## Begin
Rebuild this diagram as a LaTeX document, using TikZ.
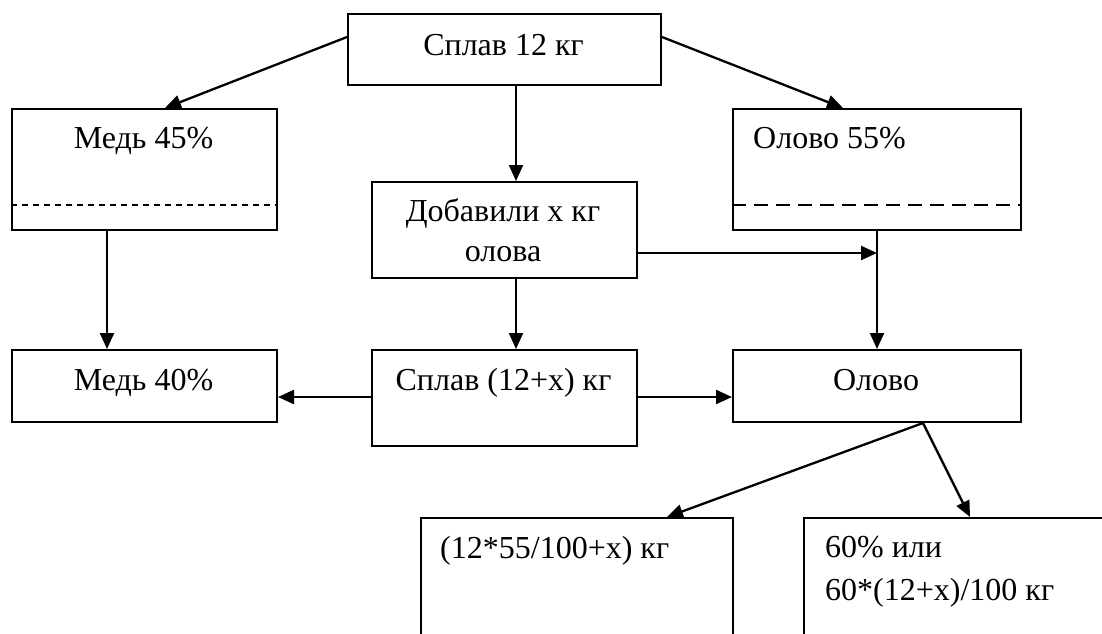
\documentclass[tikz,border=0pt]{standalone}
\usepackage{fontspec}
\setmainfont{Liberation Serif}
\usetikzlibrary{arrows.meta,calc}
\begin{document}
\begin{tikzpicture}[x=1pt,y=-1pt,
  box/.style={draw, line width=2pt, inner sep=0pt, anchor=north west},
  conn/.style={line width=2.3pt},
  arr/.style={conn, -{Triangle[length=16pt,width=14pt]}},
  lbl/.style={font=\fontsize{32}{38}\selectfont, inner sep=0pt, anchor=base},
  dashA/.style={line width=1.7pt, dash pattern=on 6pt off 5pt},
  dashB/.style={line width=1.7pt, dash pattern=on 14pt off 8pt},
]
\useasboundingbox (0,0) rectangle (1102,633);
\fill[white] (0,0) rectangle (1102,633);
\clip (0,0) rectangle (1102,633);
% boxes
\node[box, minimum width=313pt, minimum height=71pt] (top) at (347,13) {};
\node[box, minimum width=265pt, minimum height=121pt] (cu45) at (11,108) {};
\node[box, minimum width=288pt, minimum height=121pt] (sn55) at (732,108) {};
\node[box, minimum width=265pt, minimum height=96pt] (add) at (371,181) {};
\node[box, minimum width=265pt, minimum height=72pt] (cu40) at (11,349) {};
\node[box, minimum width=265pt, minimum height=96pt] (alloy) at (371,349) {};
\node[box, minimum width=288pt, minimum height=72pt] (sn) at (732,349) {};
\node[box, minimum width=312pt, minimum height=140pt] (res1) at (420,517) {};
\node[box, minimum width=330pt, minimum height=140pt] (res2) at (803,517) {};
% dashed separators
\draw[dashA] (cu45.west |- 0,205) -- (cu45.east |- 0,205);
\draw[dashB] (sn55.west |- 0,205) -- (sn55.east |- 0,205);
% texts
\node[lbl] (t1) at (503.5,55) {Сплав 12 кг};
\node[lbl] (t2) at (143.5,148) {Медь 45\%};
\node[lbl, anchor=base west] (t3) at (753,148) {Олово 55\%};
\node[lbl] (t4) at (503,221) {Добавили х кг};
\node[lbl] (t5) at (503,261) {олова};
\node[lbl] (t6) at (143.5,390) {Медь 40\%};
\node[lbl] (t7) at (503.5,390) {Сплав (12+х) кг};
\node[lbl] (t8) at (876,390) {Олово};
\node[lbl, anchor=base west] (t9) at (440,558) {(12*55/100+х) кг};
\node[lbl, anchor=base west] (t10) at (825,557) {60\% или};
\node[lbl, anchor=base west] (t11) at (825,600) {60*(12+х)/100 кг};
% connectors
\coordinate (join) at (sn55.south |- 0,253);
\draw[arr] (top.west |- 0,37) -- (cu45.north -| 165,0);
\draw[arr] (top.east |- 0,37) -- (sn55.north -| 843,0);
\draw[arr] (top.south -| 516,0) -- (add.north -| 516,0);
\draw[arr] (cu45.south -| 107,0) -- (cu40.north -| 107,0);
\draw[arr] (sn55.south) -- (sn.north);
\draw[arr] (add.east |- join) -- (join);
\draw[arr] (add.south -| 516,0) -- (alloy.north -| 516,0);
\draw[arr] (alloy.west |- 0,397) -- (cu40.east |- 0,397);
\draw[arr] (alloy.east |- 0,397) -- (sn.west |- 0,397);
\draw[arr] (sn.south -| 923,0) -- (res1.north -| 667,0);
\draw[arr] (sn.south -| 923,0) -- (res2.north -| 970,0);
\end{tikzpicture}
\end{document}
## End
With the pictures left out, transcribe the material exactly.

Rebuild this diagram as a LaTeX document, using TikZ.
\documentclass[tikz,border=0pt]{standalone}
\usepackage{fontspec}
\setmainfont{Liberation Serif}
\usetikzlibrary{arrows.meta,calc}
\begin{document}
\begin{tikzpicture}[x=1pt,y=-1pt,
  box/.style={draw, line width=2pt, inner sep=0pt, anchor=north west},
  conn/.style={line width=2.3pt},
  arr/.style={conn, -{Triangle[length=16pt,width=14pt]}},
  lbl/.style={font=\fontsize{32}{38}\selectfont, inner sep=0pt, anchor=base},
  dashA/.style={line width=1.7pt, dash pattern=on 6pt off 5pt},
  dashB/.style={line width=1.7pt, dash pattern=on 14pt off 8pt},
]
\useasboundingbox (0,0) rectangle (1102,633);
\fill[white] (0,0) rectangle (1102,633);
\clip (0,0) rectangle (1102,633);
% boxes
\node[box, minimum width=313pt, minimum height=71pt] (top) at (347,13) {};
\node[box, minimum width=265pt, minimum height=121pt] (cu45) at (11,108) {};
\node[box, minimum width=288pt, minimum height=121pt] (sn55) at (732,108) {};
\node[box, minimum width=265pt, minimum height=96pt] (add) at (371,181) {};
\node[box, minimum width=265pt, minimum height=72pt] (cu40) at (11,349) {};
\node[box, minimum width=265pt, minimum height=96pt] (alloy) at (371,349) {};
\node[box, minimum width=288pt, minimum height=72pt] (sn) at (732,349) {};
\node[box, minimum width=312pt, minimum height=140pt] (res1) at (420,517) {};
\node[box, minimum width=330pt, minimum height=140pt] (res2) at (803,517) {};
% dashed separators
\draw[dashA] (cu45.west |- 0,205) -- (cu45.east |- 0,205);
\draw[dashB] (sn55.west |- 0,205) -- (sn55.east |- 0,205);
% texts
\node[lbl] (t1) at (503.5,55) {Сплав 12 кг};
\node[lbl] (t2) at (143.5,148) {Медь 45\%};
\node[lbl, anchor=base west] (t3) at (753,148) {Олово 55\%};
\node[lbl] (t4) at (503,221) {Добавили х кг};
\node[lbl] (t5) at (503,261) {олова};
\node[lbl] (t6) at (143.5,390) {Медь 40\%};
\node[lbl] (t7) at (503.5,390) {Сплав (12+х) кг};
\node[lbl] (t8) at (876,390) {Олово};
\node[lbl, anchor=base west] (t9) at (440,558) {(12*55/100+х) кг};
\node[lbl, anchor=base west] (t10) at (825,557) {60\% или};
\node[lbl, anchor=base west] (t11) at (825,600) {60*(12+х)/100 кг};
% connectors
\coordinate (join) at (sn55.south |- 0,253);
\draw[arr] (top.west |- 0,37) -- (cu45.north -| 165,0);
\draw[arr] (top.east |- 0,37) -- (sn55.north -| 843,0);
\draw[arr] (top.south -| 516,0) -- (add.north -| 516,0);
\draw[arr] (cu45.south -| 107,0) -- (cu40.north -| 107,0);
\draw[arr] (sn55.south) -- (sn.north);
\draw[arr] (add.east |- join) -- (join);
\draw[arr] (add.south -| 516,0) -- (alloy.north -| 516,0);
\draw[arr] (alloy.west |- 0,397) -- (cu40.east |- 0,397);
\draw[arr] (alloy.east |- 0,397) -- (sn.west |- 0,397);
\draw[arr] (sn.south -| 923,0) -- (res1.north -| 667,0);
\draw[arr] (sn.south -| 923,0) -- (res2.north -| 970,0);
\end{tikzpicture}
\end{document}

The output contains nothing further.